__Task directions__. The line holding "from bokeh.resources import INLINE" is the last one to output; start at the first line of the data, keep every line in between exactly, and leave out pictures.

__Source excerpt__.
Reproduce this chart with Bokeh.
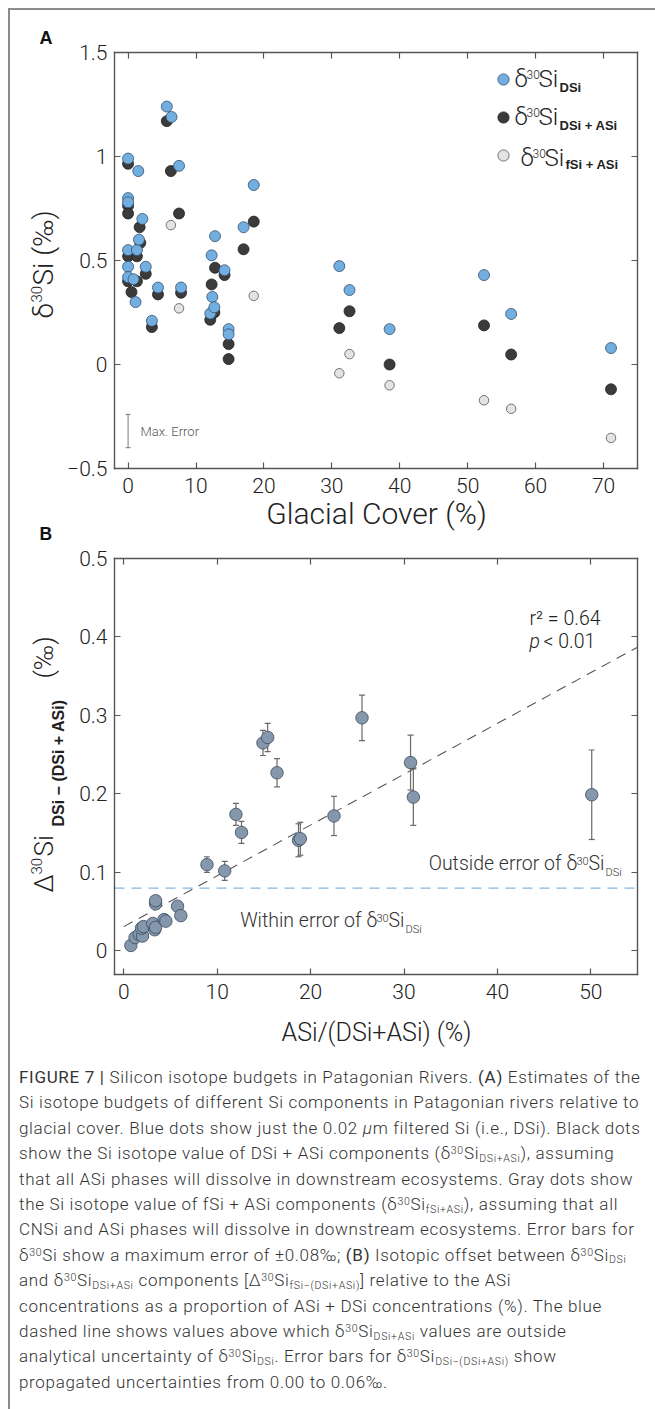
import math
from bokeh.plotting import figure
from bokeh.models import (Range1d, FixedTicker, LinearAxis, Label, Legend, LegendItem,
                          CustomJSTickFormatter, Div, ColumnDataSource)
from bokeh.layouts import column
from bokeh.embed import file_html
from bokeh.resources import INLINE

# ---------------- Panel A data (glacial cover %, delta30Si permil) ----------------
dsi_x = [0, 0, 0, 0, 0, 0, 0.8, 1.1, 1.3, 1.5, 1.6, 2.1, 2.6, 3.5, 4.4, 5.7, 6.4, 7.5, 7.8,
         12.1, 12.3, 12.4, 12.7, 12.8, 14.2, 14.8, 14.8, 17.0, 18.5, 31.1, 32.6, 38.5, 52.4, 56.4, 71.1]
dsi_y = [0.99, 0.80, 0.78, 0.55, 0.47, 0.42, 0.41, 0.30, 0.55, 0.93, 0.60, 0.70, 0.47, 0.21, 0.37,
         1.24, 1.19, 0.955, 0.37, 0.245, 0.525, 0.325, 0.275, 0.617, 0.453, 0.17, 0.145, 0.66, 0.863,
         0.473, 0.358, 0.17, 0.43, 0.243, 0.079]

dsiasi_x = [0, 0, 0, 0, 0, 0.5, 1.3, 1.3, 1.7, 1.8, 2.6, 3.5, 4.4, 5.7, 6.3, 7.5, 7.8,
            12.1, 12.3, 12.7, 12.8, 14.2, 14.8, 14.8, 17.0, 18.5, 31.1, 32.6, 38.5, 52.4, 56.4, 71.1]
dsiasi_y = [0.965, 0.763, 0.726, 0.52, 0.40, 0.348, 0.52, 0.40, 0.66, 0.585, 0.436, 0.18, 0.337,
            1.17, 0.93, 0.726, 0.345, 0.215, 0.385, 0.25, 0.465, 0.43, 0.098, 0.026, 0.554, 0.687,
            0.175, 0.256, 0.0, 0.188, 0.048, -0.119]

fsiasi_x = [6.3, 7.5, 18.5, 31.1, 32.6, 38.5, 52.4, 56.4, 71.1]
fsiasi_y = [0.67, 0.27, 0.33, -0.042, 0.05, -0.10, -0.172, -0.213, -0.353]

max_err_x = [0]
max_err_center = [-0.32]
max_err = 0.08

# ---------------- Panel B data (ASi fraction %, Delta30Si permil, error) ----------------
asi_frac = [0.75, 1.2, 1.65, 2.0, 1.9, 2.1, 3.1, 3.3, 3.4, 3.4, 3.4, 4.3, 4.5, 5.75, 6.1,
            8.9, 10.8, 12.0, 12.6, 14.9, 15.4, 16.4, 18.7, 18.9, 22.5, 25.5, 30.7, 31.0, 50.1]
delta_b = [0.007, 0.017, 0.021, 0.019, 0.029, 0.031, 0.035, 0.027, 0.030, 0.060, 0.064, 0.040,
           0.038, 0.057, 0.045, 0.110, 0.102, 0.174, 0.151, 0.265, 0.272, 0.227, 0.141, 0.143,
           0.172, 0.297, 0.240, 0.196, 0.199]
delta_err = [0.004, 0.004, 0.004, 0.004, 0.004, 0.004, 0.004, 0.004, 0.004, 0.004, 0.004, 0.004,
             0.004, 0.004, 0.004, 0.010, 0.012, 0.014, 0.014, 0.016, 0.018, 0.018, 0.021, 0.021,
             0.025, 0.029, 0.035, 0.036, 0.057]
fit_x = [0, 55]
fit_y = [0.031, 0.387]
threshold_x = [-1, 55]
threshold_y = [0.08, 0.08]

# ---------------- axes extents and ticks ----------------
a_xlim = (-2, 75)
a_ylim = (-0.5, 1.5)
b_xlim = (-1, 55)
b_ylim = (-0.03, 0.5)
a_xticks = [0, 10, 20, 30, 40, 50, 60, 70]
a_xlabels = ["0", "10", "20", "30", "40", "50", "60", "70"]
a_yticks = [-0.5, 0, 0.5, 1, 1.5]
a_ylabels = ["\u22120.5", "0", "0.5", "1", "1.5"]
b_xticks = [0, 10, 20, 30, 40, 50]
b_xlabels = ["0", "10", "20", "30", "40", "50"]
b_yticks = [0, 0.1, 0.2, 0.3, 0.4, 0.5]
b_ylabels = ["0", "0.1", "0.2", "0.3", "0.4", "0.5"]

FONT = "Roboto Light, Roboto"
BOLD = "Liberation Sans"
AXC = "#555555"
TXT = "#222222"
FW = 637                   # figure width
BOX_L, BOX_R = 104, 627    # axes box inside each figure (local px)
HA, HB = 535, 505          # figure heights (panel A, panel B)

FMT = """
const i = t.findIndex(v => Math.abs(v - tick) < 1e-9);
return i >= 0 ? l[i] : "";
"""


def make_panel(xlim, ylim, fh, box_top, xt, xl, yt, yl, page_top):
    box_bottom = box_top + 416
    sx = (xlim[1] - xlim[0]) / (BOX_R - BOX_L)
    sy = (ylim[1] - ylim[0]) / (box_bottom - box_top)
    xs = xlim[0] - BOX_L * sx
    xe = xlim[1] + (FW - BOX_R) * sx
    ye = ylim[1] + box_top * sy
    ys = ylim[0] - (fh - box_bottom) * sy
    p = figure(output_backend="svg", toolbar_location=None, width=FW, height=fh,
               x_range=Range1d(xs, xe), y_range=Range1d(ys, ye),
               x_axis_type=None, y_axis_type=None, min_border=0,
               background_fill_color="white", border_fill_color="white")
    p.outline_line_color = None

    def axis(loc, bounds, ticks, labels, show):
        fmt = (CustomJSTickFormatter(args=dict(t=ticks, l=labels), code=FMT) if show
               else CustomJSTickFormatter(code="return '';"))
        ax = LinearAxis(fixed_location=loc, bounds=bounds, ticker=FixedTicker(ticks=ticks),
                        formatter=fmt)
        ax.axis_line_color = AXC
        ax.axis_line_width = 1.4
        ax.axis_line_cap = "square"
        ax.major_tick_line_color = AXC
        ax.major_tick_line_width = 1.2
        ax.major_tick_in = 6
        ax.major_tick_out = 0
        ax.minor_tick_line_color = None
        ax.major_label_text_font = FONT
        ax.major_label_text_font_size = "21px"
        ax.major_label_text_color = TXT if show else None
        return ax

    bottom = axis(ylim[0], xlim, xt, xl, True)
    bottom.major_label_standoff = 9
    left = axis(xlim[0], ylim, yt, yl, True)
    left.major_label_standoff = 7
    top = axis(ylim[1], xlim, xt, xl, False)
    right = axis(xlim[1], ylim, yt, yl, False)
    p.add_layout(bottom, "below")
    p.add_layout(left, "left")
    p.add_layout(top, "above")
    p.add_layout(right, "right")

    def conv(px, py):
        return (xs + (px - 10) * sx, ye - (py - page_top) * sy)

    return p, conv


def text_adder(p, conv):
    def t(px, py, text, size, font=FONT, style="normal", align="left", angle=0.0, color=TXT):
        x, y = conv(px, py)
        p.add_layout(Label(x=x, y=y, text=text, text_font=font, text_font_size=f"{size}px",
                           text_font_style=style, text_align=align, text_baseline="middle",
                           angle=angle, text_color=color))
    return t


half = math.pi / 2

# ---------------- Panel A ----------------
pa, conv_a = make_panel(a_xlim, a_ylim, HA, 42, a_xticks, a_xlabels, a_yticks, a_ylabels, 10)

r_gray = pa.scatter(fsiasi_x, fsiasi_y, size=9.5, fill_color="#e1e4e1", line_color="#555555",
                    line_width=0.8)
r_black = pa.scatter(dsiasi_x, dsiasi_y, size=11, fill_color="#3b3b3b", line_color="#222222",
                     line_width=0.8)
r_blue = pa.scatter(dsi_x, dsi_y, size=11, fill_color="#72aee0", line_color="#33506e",
                    line_width=0.8)

me_lo = [c - max_err for c in max_err_center]
me_hi = [c + max_err for c in max_err_center]
pa.segment(x0=max_err_x, y0=me_lo, x1=max_err_x, y1=me_hi, line_color="#777777", line_width=1)
pa.scatter(max_err_x, me_lo, marker="dash", size=5, line_color="#777777", line_width=1)
pa.scatter(max_err_x, me_hi, marker="dash", size=5, line_color="#777777", line_width=1)

# legend box: glyph column left at local x 479, bottom 159 px from the top of the figure
legend = Legend(items=[LegendItem(label=" ", renderers=[r_blue]),
                       LegendItem(label=" ", renderers=[r_black]),
                       LegendItem(label=" ", renderers=[r_gray])],
                location=(479, HA - 159), glyph_width=28, glyph_height=28, spacing=10,
                padding=0, margin=0, label_height=28, label_width=1, label_standoff=0,
                border_line_color=None, background_fill_alpha=0, label_text_font_size="1px",
                label_text_color=None)
pa.add_layout(legend)

ta = text_adder(pa, conv_a)
ta(39, 37, "A", 18, font=BOLD, style="bold", color="#111111")
ta(43, 318, "\u03b4", 28, angle=half)
ta(36, 302, "30", 15, angle=half)
ta(43, 285, "Si (\u2030)", 28, angle=half)
ta(376, 513, "Glacial Cover (%)", 30, align="center")
ta(140, 431, "Max. Error", 13, color="#555555")
for (lx, cy, dsub, sub) in [(514, 78, 9, "DSi"), (514, 116, 9, "DSi + ASi"),
                            (520, 157, 7, "fSi + ASi")]:
    ta(lx, cy, "\u03b4", 24)
    ta(lx + 12, cy - 4, "30", 12)
    ta(lx + 24, cy, "Si", 24)
    ta(lx + 45, cy + dsub, sub, 13, font=BOLD, style="bold")
ta(39, 533.5, "B", 17.5, font=BOLD, style="bold", color="#111111")

# ---------------- Panel B ----------------
pb_top = 10 + HA
pb, conv_b = make_panel(b_xlim, b_ylim, HB, 558 - pb_top, b_xticks, b_xlabels, b_yticks,
                        b_ylabels, pb_top)

pb.line(threshold_x, threshold_y, line_color="#86b6e2", line_width=1.3, line_dash="10 7")
pb.line(fit_x, fit_y, line_color="#555555", line_width=1.1, line_dash="10 7")

lo = [v - e for v, e in zip(delta_b, delta_err)]
hi = [v + e for v, e in zip(delta_b, delta_err)]
src = ColumnDataSource(dict(x=asi_frac, y=delta_b, lo=lo, hi=hi))
pb.segment(x0="x", y0="lo", x1="x", y1="hi", source=src, line_color="#6a6a6a", line_width=1.2)
pb.scatter(x="x", y="lo", source=src, marker="dash", size=6, line_color="#6a6a6a", line_width=1.2)
pb.scatter(x="x", y="hi", source=src, marker="dash", size=6, line_color="#6a6a6a", line_width=1.2)
pb.scatter(x="x", y="y", source=src, size=12.5, fill_color="#8497ac", line_color="#3b4a5b",
           line_width=0.8)

tb = text_adder(pb, conv_b)
tb(43, 892, "\u0394", 26, angle=half)
tb(36, 874, "30", 15, angle=half)
tb(43, 856, "Si", 26, angle=half)
tb(58, 826, "DSi \u2212 (DSi + ASi)", 16, font=BOLD, style="bold", angle=half)
tb(43, 678, "(\u2030)", 26, angle=half)
tb(376, 1032, "ASi/(DSi+ASi) (%)", 25, align="center")

tb(529, 618, "r\u00b2 = 0.64", 19.5)
tb(529, 641, "p", 19.5, style="italic")
tb(543, 641, "< 0.01", 19.5)

tb(561, 863, "Outside error of", 19.5, align="right", color="#333333")
tb(566, 863, "\u03b4", 19.5, color="#333333")
tb(576, 860, "30", 11, color="#333333")
tb(588, 863, "Si", 19.5, color="#333333")
tb(605, 872, "DSi", 11, color="#333333")

tb(361, 920, "Within error of", 19.5, align="right", color="#333333")
tb(366, 920, "\u03b4", 19.5, color="#333333")
tb(376, 917, "30", 11, color="#333333")
tb(388, 920, "Si", 19.5, color="#333333")
tb(405, 929, "DSi", 11, color="#333333")

# ---------------- Caption ----------------


def sup(s):
    return f'<span style="font-size:0.62em;line-height:0;position:relative;top:-0.5em">{s}</span>'


def sub(s):
    return f'<span style="font-size:0.62em;line-height:0;position:relative;top:0.25em">{s}</span>'


caption_lines = [
    '<b>FIGURE 7 |</b> Silicon isotope budgets in Patagonian Rivers. <b>(A)</b> Estimates of the',
    'Si isotope budgets of different Si components in Patagonian rivers relative to',
    'glacial cover. Blue dots show just the 0.02 <i>\u03bc</i>m filtered Si (i.e., DSi). Black dots',
    f'show the Si isotope value of DSi + ASi components (\u03b4{sup("30")}Si{sub("DSi+ASi")}), assuming',
    'that all ASi phases will dissolve in downstream ecosystems. Gray dots show',
    f'the Si isotope value of fSi + ASi components (\u03b4{sup("30")}Si{sub("fSi+ASi")}), assuming that all',
    'CNSi and ASi phases will dissolve in downstream ecosystems. Error bars for',
    f'\u03b4{sup("30")}Si show a maximum error of \u00b10.08\u2030; <b>(B)</b> Isotopic offset between \u03b4{sup("30")}Si{sub("DSi")}',
    f'and \u03b4{sup("30")}Si{sub("DSi+ASi")} components [\u0394{sup("30")}Si{sub("fSi\u2212(DSi+ASi)")}] relative to the ASi',
    'concentrations as a proportion of ASi + DSi concentrations (%). The blue',
    f'dashed line shows values above which \u03b4{sup("30")}Si{sub("DSi+ASi")} values are outside',
    f'analytical uncertainty of \u03b4{sup("30")}Si{sub("DSi")}. Error bars for \u03b4{sup("30")}Si{sub("DSi\u2212(DSi+ASi)")} show',
    'propagated uncertainties from 0.00 to 0.06\u2030.',
]
caption_html = ('<div style="font-family:Roboto,sans-serif;font-weight:300;font-size:17px;'
                'letter-spacing:0.68px;line-height:25.4px;color:#333;padding:10px 0 0 4px;'
                'white-space:nowrap;overflow-x:hidden;width:633px;">'
                + "<br>".join(caption_lines) + '</div>')
cap = Div(text=caption_html, width=637, height=350)

layout = column(pa, pb, cap, spacing=0,
                styles={"margin-left": "8px", "margin-top": "8px",
                        "border-left": "2px solid #8c8c8c", "border-top": "2px solid #8c8c8c"})

open("out.html", "w").write(file_html(layout, INLINE))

__Reply__.
Reproduce this chart with Bokeh.
import math
from bokeh.plotting import figure
from bokeh.models import (Range1d, FixedTicker, LinearAxis, Label, Legend, LegendItem,
                          CustomJSTickFormatter, Div, ColumnDataSource)
from bokeh.layouts import column
from bokeh.embed import file_html
from bokeh.resources import INLINE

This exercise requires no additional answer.